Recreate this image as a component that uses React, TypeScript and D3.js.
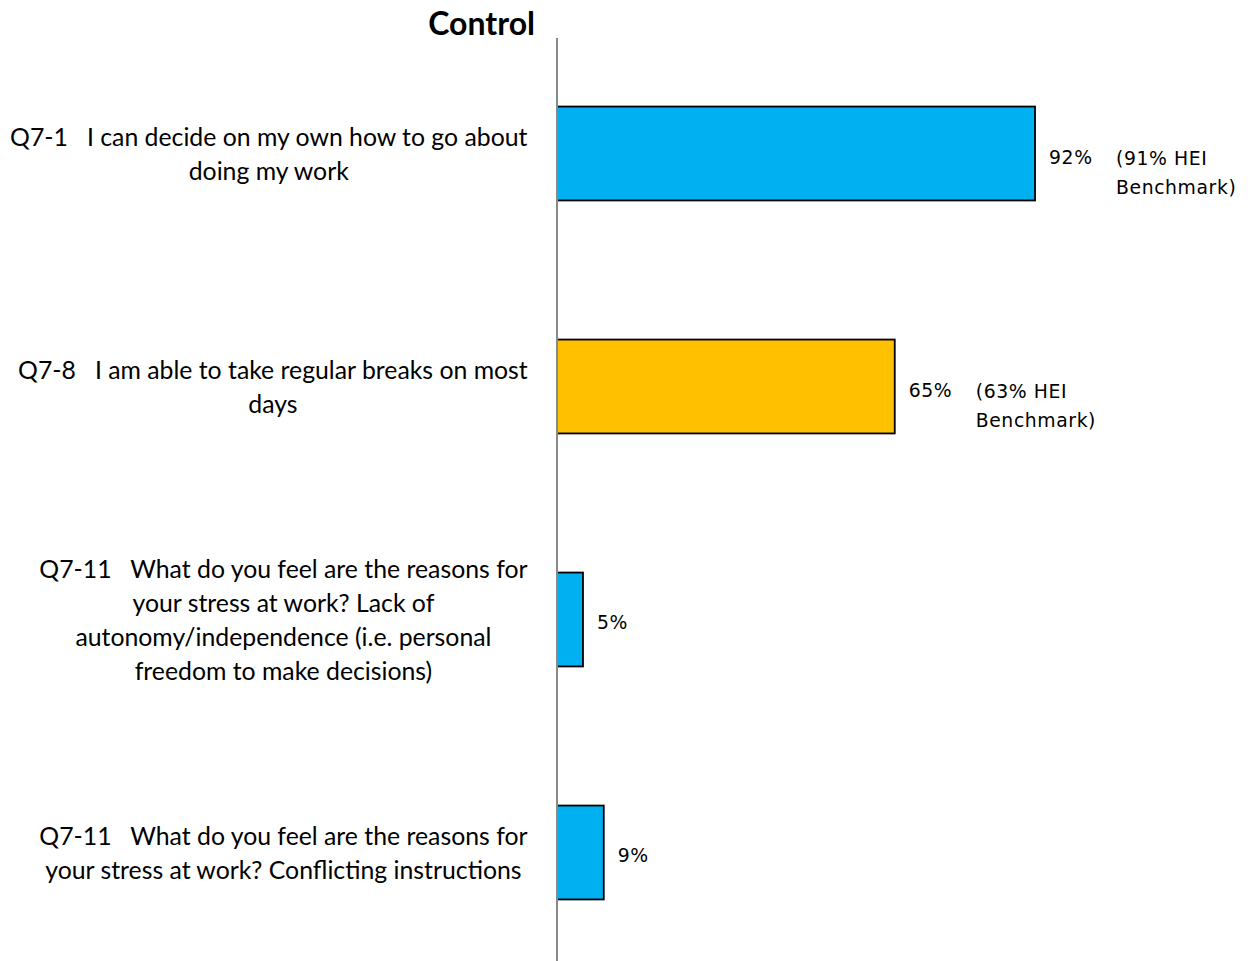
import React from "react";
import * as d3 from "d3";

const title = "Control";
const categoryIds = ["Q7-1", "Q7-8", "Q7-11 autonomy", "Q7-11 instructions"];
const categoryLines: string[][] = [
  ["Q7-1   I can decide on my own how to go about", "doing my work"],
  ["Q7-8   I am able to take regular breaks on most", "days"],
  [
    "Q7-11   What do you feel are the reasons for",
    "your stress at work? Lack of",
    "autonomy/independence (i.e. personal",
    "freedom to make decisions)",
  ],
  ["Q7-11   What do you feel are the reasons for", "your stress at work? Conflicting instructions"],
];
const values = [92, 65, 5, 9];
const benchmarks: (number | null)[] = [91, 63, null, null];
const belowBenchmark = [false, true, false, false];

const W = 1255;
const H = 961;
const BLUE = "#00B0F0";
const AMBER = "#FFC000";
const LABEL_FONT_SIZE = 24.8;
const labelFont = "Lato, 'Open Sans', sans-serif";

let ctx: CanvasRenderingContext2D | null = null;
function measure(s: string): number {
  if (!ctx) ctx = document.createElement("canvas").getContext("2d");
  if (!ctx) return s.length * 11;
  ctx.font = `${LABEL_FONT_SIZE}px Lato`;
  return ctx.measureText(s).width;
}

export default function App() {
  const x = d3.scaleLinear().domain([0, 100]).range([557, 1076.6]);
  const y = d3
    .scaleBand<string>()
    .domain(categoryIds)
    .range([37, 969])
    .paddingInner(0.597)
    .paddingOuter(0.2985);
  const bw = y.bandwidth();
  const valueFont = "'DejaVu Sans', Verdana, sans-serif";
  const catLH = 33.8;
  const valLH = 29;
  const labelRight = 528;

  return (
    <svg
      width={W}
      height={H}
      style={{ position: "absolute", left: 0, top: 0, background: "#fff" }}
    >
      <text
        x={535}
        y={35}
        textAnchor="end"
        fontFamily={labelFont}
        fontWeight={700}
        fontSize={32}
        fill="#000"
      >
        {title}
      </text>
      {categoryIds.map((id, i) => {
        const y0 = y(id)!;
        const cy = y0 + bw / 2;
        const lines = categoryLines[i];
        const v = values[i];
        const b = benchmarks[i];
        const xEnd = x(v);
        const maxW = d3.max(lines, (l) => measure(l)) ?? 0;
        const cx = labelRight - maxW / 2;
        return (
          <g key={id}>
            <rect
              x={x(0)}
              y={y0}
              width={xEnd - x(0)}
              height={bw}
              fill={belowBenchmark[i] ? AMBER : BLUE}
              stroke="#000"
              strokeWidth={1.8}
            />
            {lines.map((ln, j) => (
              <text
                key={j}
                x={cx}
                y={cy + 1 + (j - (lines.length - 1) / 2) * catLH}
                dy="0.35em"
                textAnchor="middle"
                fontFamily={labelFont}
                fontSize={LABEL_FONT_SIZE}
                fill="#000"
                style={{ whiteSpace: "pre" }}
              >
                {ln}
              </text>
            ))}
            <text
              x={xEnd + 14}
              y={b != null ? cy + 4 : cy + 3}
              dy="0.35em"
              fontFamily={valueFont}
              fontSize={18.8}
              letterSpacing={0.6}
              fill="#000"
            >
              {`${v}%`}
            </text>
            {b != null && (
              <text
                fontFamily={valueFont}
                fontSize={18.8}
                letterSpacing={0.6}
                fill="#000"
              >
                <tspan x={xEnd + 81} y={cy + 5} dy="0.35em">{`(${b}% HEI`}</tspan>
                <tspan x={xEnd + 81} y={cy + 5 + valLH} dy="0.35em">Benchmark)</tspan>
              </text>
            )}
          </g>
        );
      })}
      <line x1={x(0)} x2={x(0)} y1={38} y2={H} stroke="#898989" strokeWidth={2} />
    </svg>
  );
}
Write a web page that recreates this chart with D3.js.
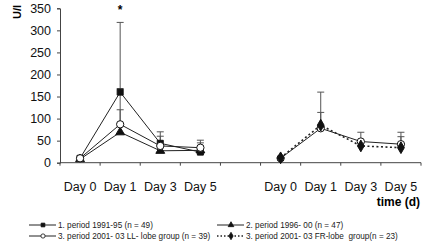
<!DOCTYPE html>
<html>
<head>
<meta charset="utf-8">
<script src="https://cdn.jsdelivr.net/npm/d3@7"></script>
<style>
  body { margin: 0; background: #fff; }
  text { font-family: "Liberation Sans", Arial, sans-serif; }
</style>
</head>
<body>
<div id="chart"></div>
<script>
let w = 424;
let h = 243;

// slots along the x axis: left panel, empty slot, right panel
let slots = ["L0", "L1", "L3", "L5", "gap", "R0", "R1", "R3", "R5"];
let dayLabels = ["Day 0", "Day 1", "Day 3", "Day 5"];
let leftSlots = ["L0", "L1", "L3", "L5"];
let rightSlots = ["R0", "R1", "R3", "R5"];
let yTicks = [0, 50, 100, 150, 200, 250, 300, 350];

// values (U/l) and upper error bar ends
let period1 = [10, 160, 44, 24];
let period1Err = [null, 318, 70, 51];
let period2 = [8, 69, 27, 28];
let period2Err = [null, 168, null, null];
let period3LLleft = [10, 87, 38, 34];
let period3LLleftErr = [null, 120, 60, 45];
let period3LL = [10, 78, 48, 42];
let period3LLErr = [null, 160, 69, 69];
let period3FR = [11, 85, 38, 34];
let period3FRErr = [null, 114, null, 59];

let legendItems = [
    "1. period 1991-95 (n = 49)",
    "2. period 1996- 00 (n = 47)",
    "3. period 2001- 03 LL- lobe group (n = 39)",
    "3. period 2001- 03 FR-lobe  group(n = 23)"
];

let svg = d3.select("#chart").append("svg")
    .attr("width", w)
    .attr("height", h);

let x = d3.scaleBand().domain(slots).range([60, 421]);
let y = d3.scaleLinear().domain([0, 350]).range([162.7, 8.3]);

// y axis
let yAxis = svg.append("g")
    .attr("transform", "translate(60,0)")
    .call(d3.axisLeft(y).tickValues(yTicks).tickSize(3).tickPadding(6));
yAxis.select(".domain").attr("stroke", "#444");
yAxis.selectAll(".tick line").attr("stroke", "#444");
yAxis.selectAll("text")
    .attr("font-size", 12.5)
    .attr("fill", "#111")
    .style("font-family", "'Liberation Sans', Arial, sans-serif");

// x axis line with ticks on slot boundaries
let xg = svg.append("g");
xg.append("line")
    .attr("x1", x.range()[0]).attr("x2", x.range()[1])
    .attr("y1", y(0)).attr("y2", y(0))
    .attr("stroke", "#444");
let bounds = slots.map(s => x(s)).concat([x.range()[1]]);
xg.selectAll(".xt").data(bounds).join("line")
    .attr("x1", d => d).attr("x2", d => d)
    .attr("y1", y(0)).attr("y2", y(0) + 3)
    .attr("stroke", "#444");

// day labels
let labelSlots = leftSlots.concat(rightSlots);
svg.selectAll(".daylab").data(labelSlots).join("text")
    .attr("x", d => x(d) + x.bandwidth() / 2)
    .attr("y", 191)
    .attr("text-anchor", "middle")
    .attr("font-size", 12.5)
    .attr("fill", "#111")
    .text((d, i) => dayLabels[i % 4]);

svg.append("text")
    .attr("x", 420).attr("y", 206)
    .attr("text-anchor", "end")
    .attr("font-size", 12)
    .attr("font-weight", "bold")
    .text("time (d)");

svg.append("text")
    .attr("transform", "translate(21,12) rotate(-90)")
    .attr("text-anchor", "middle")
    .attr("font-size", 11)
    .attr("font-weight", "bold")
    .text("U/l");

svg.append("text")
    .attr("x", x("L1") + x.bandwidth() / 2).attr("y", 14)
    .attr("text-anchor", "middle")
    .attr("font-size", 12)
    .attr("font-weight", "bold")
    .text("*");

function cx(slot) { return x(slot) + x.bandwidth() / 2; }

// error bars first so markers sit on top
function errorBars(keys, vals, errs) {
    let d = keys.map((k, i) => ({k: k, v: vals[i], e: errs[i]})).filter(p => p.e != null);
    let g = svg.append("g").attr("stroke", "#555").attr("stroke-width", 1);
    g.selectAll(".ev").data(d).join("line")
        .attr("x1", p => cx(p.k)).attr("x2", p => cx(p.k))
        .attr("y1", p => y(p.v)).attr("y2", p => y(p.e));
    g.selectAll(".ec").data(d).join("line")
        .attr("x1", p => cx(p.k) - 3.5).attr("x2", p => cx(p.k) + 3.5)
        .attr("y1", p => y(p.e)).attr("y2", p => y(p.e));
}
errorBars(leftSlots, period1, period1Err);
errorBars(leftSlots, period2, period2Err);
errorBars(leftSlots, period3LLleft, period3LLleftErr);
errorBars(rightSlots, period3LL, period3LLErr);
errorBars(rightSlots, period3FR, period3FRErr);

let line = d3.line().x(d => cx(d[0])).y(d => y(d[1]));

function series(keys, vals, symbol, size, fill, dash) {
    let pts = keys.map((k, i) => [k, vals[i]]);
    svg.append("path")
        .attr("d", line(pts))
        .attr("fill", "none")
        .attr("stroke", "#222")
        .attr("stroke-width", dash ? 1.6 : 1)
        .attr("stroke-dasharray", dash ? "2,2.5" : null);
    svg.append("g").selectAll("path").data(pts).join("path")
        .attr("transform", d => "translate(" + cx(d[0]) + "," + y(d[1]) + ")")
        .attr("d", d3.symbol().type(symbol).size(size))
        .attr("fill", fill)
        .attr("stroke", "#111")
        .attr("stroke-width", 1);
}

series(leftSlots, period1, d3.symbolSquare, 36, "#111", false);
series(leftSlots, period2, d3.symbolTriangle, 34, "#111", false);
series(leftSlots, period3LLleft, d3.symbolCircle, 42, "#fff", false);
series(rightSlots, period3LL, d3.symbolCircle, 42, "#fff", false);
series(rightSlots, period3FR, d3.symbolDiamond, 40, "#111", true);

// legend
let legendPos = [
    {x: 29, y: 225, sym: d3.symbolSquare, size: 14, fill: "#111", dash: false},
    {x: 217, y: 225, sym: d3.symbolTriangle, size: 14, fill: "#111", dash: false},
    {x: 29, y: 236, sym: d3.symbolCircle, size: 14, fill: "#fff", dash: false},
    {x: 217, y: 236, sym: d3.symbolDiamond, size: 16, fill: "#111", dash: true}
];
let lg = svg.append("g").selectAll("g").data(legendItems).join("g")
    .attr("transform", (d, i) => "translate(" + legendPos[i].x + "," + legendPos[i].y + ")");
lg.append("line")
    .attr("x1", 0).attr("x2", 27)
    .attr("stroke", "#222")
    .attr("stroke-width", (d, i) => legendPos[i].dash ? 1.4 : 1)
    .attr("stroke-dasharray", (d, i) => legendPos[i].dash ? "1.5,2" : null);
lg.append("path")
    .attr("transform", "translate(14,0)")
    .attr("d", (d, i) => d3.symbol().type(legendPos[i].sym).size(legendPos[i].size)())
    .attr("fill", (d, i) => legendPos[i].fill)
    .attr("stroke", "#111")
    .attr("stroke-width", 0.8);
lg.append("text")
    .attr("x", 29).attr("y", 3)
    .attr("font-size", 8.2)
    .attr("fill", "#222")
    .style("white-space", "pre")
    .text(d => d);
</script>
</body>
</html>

- [Exercise brief]:
Repeat exactly, and only, the lines from the one containing "Write a web" through the one containing "let h = 243;", both included, without the pictures.

- [Solution]:
Write a web page that recreates this chart with D3.js.
<!DOCTYPE html>
<html>
<head>
<meta charset="utf-8">
<script src="https://cdn.jsdelivr.net/npm/d3@7"></script>
<style>
  body { margin: 0; background: #fff; }
  text { font-family: "Liberation Sans", Arial, sans-serif; }
</style>
</head>
<body>
<div id="chart"></div>
<script>
let w = 424;
let h = 243;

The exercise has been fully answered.